Source data
▬▬▬

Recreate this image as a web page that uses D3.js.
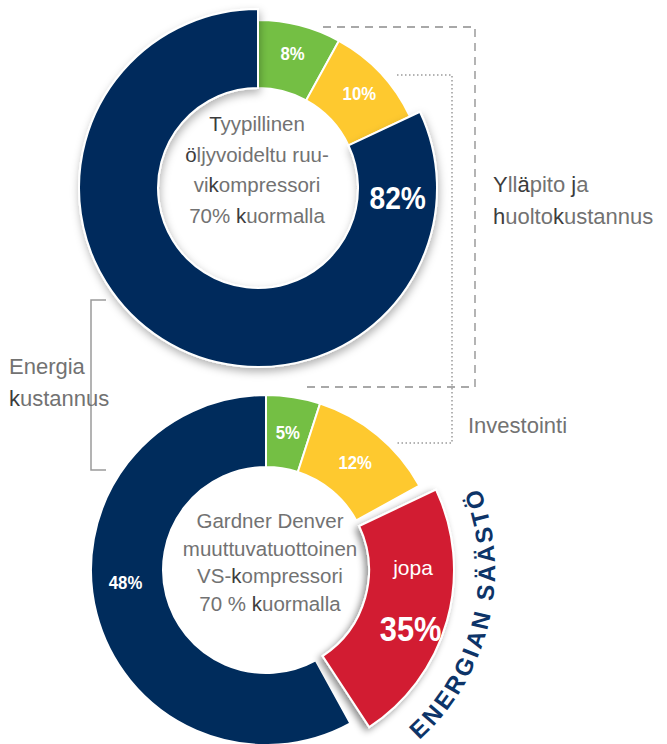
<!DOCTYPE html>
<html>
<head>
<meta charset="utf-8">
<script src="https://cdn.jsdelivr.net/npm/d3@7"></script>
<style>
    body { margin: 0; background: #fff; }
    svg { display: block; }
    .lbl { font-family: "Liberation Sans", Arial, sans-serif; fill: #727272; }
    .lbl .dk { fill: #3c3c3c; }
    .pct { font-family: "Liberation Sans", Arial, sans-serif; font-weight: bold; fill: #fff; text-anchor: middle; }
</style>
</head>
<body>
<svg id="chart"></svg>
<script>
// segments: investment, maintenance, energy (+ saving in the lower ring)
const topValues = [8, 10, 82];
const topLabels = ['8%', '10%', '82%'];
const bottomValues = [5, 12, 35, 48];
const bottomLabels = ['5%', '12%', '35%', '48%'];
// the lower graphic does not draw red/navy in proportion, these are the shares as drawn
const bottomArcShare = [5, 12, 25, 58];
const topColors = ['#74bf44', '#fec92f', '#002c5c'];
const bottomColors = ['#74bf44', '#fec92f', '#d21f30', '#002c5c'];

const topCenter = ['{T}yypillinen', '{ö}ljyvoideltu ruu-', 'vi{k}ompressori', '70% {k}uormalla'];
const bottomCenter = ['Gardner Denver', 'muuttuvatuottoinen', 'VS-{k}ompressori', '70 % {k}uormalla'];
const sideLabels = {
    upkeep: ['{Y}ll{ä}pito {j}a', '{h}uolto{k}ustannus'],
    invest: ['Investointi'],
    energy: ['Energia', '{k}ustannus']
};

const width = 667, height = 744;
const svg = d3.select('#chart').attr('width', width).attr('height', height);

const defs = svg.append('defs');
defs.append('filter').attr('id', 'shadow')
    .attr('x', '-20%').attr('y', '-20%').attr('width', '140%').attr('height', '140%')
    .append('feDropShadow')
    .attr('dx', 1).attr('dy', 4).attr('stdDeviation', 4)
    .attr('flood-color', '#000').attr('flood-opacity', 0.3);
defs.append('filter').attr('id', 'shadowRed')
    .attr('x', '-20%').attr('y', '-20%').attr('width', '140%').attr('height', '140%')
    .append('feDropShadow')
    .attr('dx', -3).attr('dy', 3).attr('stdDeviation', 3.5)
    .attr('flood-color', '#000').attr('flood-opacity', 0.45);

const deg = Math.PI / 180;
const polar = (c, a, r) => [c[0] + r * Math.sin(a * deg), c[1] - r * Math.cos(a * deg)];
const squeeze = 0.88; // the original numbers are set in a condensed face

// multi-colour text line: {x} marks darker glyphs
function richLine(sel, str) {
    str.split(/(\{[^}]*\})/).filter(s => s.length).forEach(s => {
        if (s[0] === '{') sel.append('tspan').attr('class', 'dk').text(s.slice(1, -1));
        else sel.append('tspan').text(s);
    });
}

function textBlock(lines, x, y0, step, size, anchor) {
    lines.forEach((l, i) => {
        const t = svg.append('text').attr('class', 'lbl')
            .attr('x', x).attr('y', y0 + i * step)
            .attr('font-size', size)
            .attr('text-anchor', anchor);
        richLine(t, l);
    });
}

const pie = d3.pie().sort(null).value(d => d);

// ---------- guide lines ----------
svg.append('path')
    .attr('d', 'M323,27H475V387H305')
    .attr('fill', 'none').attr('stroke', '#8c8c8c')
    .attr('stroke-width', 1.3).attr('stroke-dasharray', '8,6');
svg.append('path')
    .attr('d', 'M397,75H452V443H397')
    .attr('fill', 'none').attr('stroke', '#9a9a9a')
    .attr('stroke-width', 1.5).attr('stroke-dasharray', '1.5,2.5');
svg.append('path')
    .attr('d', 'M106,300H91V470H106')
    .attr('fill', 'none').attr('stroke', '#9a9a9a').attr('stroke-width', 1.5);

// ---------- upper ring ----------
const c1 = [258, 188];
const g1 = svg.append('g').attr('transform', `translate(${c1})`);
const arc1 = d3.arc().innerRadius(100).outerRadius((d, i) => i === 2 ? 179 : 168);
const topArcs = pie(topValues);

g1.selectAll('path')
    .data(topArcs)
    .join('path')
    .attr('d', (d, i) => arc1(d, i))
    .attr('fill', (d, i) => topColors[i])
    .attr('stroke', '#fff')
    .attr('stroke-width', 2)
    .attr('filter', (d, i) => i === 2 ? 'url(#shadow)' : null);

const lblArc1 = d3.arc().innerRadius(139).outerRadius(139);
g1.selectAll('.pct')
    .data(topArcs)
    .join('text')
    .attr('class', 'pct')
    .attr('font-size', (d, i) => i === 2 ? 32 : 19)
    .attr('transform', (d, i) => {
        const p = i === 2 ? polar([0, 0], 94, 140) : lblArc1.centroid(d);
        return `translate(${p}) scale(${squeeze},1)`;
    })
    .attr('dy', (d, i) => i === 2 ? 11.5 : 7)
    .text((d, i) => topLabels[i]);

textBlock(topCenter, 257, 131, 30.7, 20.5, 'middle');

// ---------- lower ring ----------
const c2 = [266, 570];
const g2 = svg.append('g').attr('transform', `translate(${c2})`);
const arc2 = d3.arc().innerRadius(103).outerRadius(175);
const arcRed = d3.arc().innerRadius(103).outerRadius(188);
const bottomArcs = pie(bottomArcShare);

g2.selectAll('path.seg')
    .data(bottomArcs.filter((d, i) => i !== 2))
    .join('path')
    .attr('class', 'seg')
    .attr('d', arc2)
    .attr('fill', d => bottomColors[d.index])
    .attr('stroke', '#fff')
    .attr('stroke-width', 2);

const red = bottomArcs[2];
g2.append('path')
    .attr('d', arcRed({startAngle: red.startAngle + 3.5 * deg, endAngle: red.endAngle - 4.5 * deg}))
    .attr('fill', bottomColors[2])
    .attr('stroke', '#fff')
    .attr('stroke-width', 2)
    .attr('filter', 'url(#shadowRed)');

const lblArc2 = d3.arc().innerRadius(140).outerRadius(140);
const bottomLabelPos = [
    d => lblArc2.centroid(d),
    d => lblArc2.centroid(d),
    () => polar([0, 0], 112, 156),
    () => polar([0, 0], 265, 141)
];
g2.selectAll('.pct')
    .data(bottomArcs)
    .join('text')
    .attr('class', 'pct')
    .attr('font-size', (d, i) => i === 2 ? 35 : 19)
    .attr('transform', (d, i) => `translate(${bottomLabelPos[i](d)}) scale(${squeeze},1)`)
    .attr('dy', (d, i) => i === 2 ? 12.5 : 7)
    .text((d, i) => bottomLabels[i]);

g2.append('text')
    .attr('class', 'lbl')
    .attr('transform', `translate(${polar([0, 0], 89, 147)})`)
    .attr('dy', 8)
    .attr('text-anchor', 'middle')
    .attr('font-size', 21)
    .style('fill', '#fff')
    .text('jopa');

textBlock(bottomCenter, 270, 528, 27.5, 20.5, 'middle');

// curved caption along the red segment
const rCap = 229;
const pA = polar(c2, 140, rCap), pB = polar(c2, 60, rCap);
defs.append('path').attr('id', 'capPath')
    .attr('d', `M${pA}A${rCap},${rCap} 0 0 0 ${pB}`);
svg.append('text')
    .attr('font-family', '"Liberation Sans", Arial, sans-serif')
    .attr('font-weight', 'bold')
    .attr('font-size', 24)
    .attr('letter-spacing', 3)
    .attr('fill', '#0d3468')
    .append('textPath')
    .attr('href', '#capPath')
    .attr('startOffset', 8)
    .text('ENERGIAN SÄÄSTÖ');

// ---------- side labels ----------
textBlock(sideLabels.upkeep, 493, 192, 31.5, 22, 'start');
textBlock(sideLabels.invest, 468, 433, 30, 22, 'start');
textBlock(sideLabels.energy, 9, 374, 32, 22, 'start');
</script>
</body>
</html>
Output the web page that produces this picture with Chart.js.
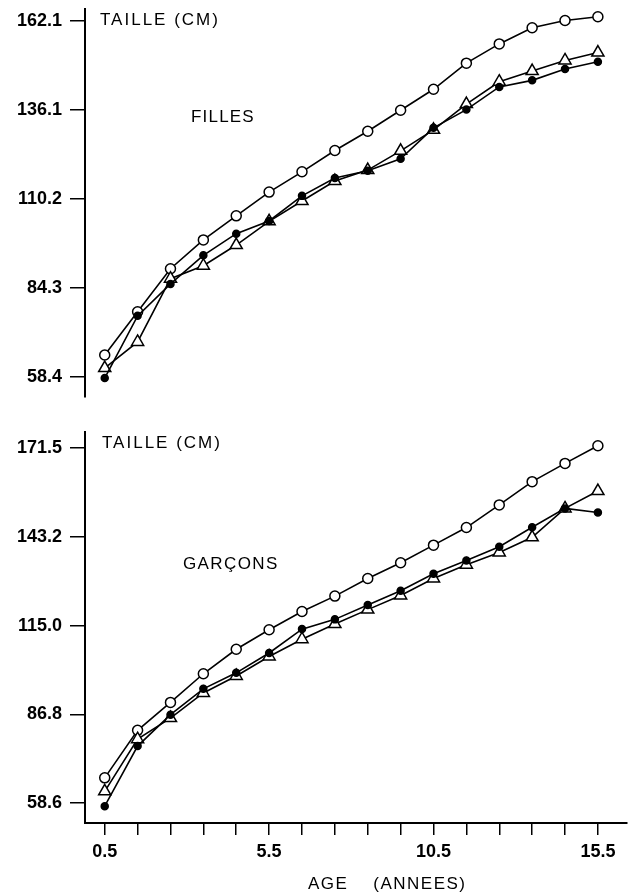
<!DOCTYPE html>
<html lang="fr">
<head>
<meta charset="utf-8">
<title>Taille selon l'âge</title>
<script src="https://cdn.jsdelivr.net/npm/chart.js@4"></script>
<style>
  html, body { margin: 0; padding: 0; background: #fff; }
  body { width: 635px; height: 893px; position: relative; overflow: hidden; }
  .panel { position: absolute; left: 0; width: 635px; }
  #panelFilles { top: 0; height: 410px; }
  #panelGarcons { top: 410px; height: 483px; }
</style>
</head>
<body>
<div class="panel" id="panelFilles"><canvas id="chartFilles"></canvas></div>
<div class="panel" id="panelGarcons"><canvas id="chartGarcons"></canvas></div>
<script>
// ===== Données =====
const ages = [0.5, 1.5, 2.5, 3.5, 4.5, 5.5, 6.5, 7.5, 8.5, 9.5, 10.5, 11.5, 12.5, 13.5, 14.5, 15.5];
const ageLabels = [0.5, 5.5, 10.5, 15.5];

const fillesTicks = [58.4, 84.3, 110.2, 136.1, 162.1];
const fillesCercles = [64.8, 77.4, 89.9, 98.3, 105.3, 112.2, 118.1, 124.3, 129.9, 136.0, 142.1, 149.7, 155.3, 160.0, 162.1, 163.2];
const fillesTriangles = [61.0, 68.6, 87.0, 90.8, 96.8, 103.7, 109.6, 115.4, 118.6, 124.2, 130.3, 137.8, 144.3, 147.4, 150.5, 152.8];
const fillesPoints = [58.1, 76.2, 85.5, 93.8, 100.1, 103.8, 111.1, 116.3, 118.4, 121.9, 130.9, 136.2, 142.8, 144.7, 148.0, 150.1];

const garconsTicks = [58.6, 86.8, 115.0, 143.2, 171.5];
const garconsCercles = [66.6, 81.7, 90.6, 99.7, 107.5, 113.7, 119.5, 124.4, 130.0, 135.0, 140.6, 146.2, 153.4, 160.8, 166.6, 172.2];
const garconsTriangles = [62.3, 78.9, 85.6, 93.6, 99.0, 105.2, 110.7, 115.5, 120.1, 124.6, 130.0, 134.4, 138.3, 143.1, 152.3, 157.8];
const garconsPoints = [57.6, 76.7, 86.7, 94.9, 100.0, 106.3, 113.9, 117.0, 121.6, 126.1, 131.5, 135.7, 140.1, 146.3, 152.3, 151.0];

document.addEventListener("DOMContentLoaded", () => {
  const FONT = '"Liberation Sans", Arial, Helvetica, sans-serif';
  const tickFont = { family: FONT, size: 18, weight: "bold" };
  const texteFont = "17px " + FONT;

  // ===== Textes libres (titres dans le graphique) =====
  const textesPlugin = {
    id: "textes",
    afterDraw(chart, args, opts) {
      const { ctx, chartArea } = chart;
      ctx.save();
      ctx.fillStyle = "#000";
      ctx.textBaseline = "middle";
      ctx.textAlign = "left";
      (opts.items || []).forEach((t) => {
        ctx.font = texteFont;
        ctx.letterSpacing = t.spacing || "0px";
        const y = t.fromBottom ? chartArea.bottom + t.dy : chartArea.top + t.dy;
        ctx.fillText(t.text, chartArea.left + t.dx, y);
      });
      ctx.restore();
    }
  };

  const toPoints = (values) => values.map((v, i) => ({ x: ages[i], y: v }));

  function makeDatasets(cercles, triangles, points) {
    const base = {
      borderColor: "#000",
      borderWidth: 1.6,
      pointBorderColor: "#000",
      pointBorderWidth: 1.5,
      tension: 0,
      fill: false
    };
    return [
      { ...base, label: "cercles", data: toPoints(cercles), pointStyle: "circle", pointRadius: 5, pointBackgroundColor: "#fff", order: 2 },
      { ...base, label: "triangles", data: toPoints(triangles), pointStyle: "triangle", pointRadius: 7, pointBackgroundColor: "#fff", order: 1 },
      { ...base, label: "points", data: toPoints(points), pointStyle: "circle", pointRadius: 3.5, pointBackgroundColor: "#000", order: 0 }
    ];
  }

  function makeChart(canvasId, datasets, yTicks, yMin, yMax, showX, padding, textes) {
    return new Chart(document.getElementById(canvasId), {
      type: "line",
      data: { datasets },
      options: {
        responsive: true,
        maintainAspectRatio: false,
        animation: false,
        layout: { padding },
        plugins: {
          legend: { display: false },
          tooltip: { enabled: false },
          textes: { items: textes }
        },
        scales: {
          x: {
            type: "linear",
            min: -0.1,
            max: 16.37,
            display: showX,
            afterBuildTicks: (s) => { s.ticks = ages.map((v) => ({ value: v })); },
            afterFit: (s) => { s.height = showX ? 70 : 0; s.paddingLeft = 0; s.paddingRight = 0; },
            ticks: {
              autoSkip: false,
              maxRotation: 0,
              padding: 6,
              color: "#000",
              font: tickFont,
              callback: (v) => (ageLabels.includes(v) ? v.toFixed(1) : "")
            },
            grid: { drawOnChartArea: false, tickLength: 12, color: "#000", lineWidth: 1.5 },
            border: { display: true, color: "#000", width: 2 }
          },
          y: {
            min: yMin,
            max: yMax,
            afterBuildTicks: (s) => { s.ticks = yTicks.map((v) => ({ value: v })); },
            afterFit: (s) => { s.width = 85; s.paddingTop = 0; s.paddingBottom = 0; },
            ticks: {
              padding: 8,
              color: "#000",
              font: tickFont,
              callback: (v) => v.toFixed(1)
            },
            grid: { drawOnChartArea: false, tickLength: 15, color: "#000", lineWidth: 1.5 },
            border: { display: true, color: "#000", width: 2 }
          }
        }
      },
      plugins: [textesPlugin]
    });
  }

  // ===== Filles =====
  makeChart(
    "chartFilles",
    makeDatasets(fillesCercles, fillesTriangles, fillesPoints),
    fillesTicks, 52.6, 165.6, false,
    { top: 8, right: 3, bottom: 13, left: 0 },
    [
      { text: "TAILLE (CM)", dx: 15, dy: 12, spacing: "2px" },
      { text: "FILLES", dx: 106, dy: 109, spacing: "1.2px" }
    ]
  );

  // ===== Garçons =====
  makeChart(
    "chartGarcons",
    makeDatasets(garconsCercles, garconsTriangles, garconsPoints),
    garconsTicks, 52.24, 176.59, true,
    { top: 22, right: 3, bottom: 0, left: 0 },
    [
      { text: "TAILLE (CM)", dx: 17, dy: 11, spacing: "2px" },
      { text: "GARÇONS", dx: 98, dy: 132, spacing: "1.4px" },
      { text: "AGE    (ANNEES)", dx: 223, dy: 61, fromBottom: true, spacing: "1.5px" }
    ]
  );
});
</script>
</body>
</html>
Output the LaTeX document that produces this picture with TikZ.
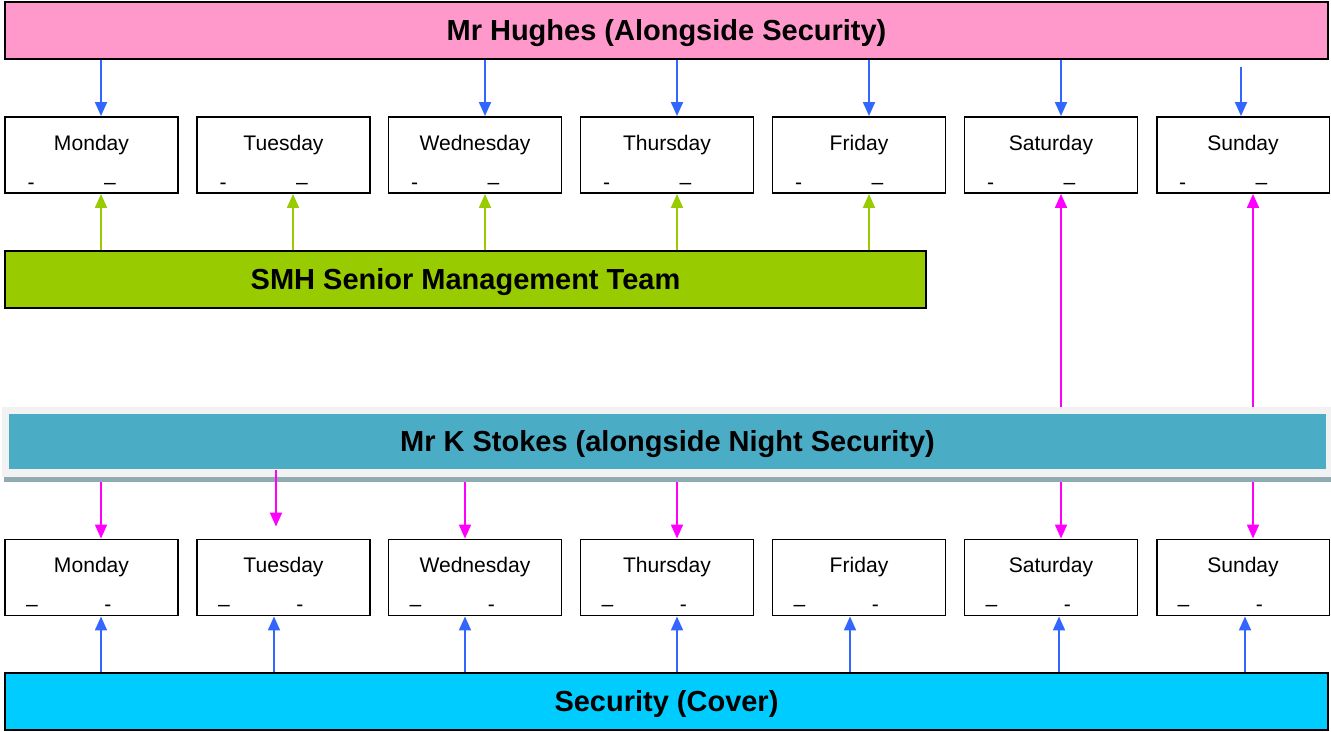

▬▬▬

▶ **Written instruction**
Without the pictures, please reproduce each line of the listing above exactly, from the first one through the line bearing "d3.select('#chart').attr('width', width).attr('height', height);".

▶ **Completed task**
Recreate this image as a web page that uses D3.js.
<!DOCTYPE html>
<html>
<head>
<meta charset="utf-8">
<script src="https://cdn.jsdelivr.net/npm/d3@7"></script>
<style>
    body { margin: 0; background: #fff; }
    svg { display: block; }
    .lbl { font-family: "Liberation Sans", Arial, sans-serif; fill: #727272; }
    .lbl .dk { fill: #3c3c3c; }
    .pct { font-family: "Liberation Sans", Arial, sans-serif; font-weight: bold; fill: #fff; text-anchor: middle; }
</style>
</head>
<body>
<svg id="chart"></svg>
<script>
// segments: investment, maintenance, energy (+ saving in the lower ring)
const topValues = [8, 10, 82];
const topLabels = ['8%', '10%', '82%'];
const bottomValues = [5, 12, 35, 48];
const bottomLabels = ['5%', '12%', '35%', '48%'];
// the lower graphic does not draw red/navy in proportion, these are the shares as drawn
const bottomArcShare = [5, 12, 25, 58];
const topColors = ['#74bf44', '#fec92f', '#002c5c'];
const bottomColors = ['#74bf44', '#fec92f', '#d21f30', '#002c5c'];

const topCenter = ['{T}yypillinen', '{ö}ljyvoideltu ruu-', 'vi{k}ompressori', '70% {k}uormalla'];
const bottomCenter = ['Gardner Denver', 'muuttuvatuottoinen', 'VS-{k}ompressori', '70 % {k}uormalla'];
const sideLabels = {
    upkeep: ['{Y}ll{ä}pito {j}a', '{h}uolto{k}ustannus'],
    invest: ['Investointi'],
    energy: ['Energia', '{k}ustannus']
};

const width = 667, height = 744;
const svg = d3.select('#chart').attr('width', width).attr('height', height);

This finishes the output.